To naprawdę ciekawe pytanie. W ramach projektu MIT Initiative on the Digital Economy, którym kieruję, i w należącej do niego pracowni Social Analytics Lab przeprowadziliśmy przez lata mnóstwo badań na temat oddziaływania w mediach społecznościowych. Opublikowaliśmy je między innymi w czasopismach „Science” i „Proceedings of the National Academy of Sciences”. Badania te pokazują, że istnieją różnice między ludźmi, wywierającymi wpływ, i tymi, którzy są na niego podatni. Ci pierwsi zazwyczaj nie poddają się cudzemu oddziaływaniu. Ponadto osoby, które wywierają wpływ na innych oraz mają oddziałujących znajomych, są zazwyczaj bardziej sugestywne niż influencerzy otaczający się ludźmi, którzy nie oddziałują na innych.
Czy influencerzy mają „termin ważności”?
Niektórzy influencerzy znikają tak szybko, jak się pojawili, natomiast inni z niezwykłą konsekwencją utrzymują swoją pozycję przez lata. Gdybym miał wskazać jedną różnicę między tymi dwiema grupami, jest nią charakterystyczna dla wieloletnich influencerów umiejętność zachowywania relewantności i dostosowywania się do zmieniających się czasów.

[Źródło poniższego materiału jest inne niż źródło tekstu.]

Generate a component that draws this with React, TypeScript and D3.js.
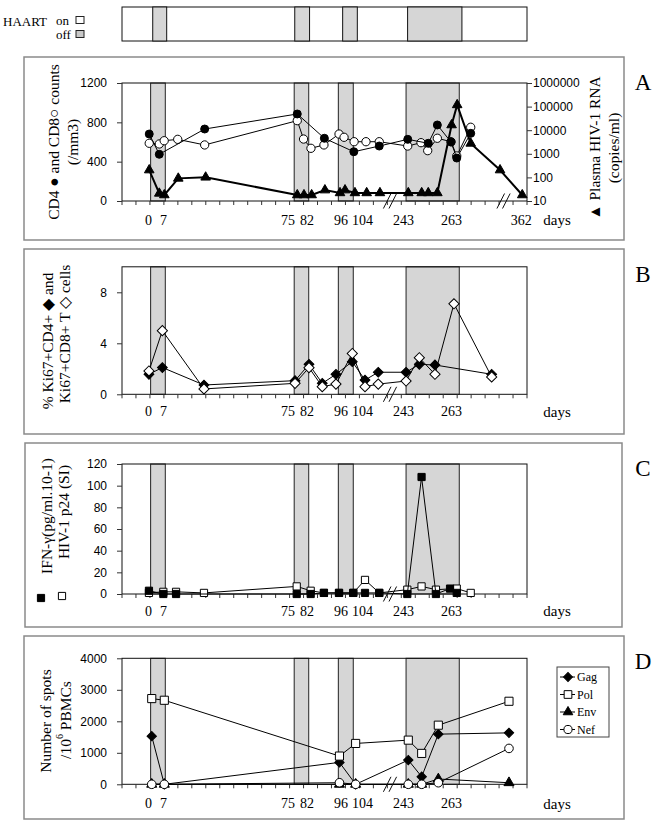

Myślę, że to lekcja dla nas wszystkich. Firmy muszą zachowywać relewantność. To samo dotyczy opiniotwórców i innowatorów czy instytucji edukacyjnych. W ciągu pięciu miesięcy przeszliśmy ze świata sprzed pandemii COVID do świata po pandemii i wszystko jest teraz inne. Najlepiej dostosowują się ludzie, którzy uczą się przez działanie i działają przez uczenie się.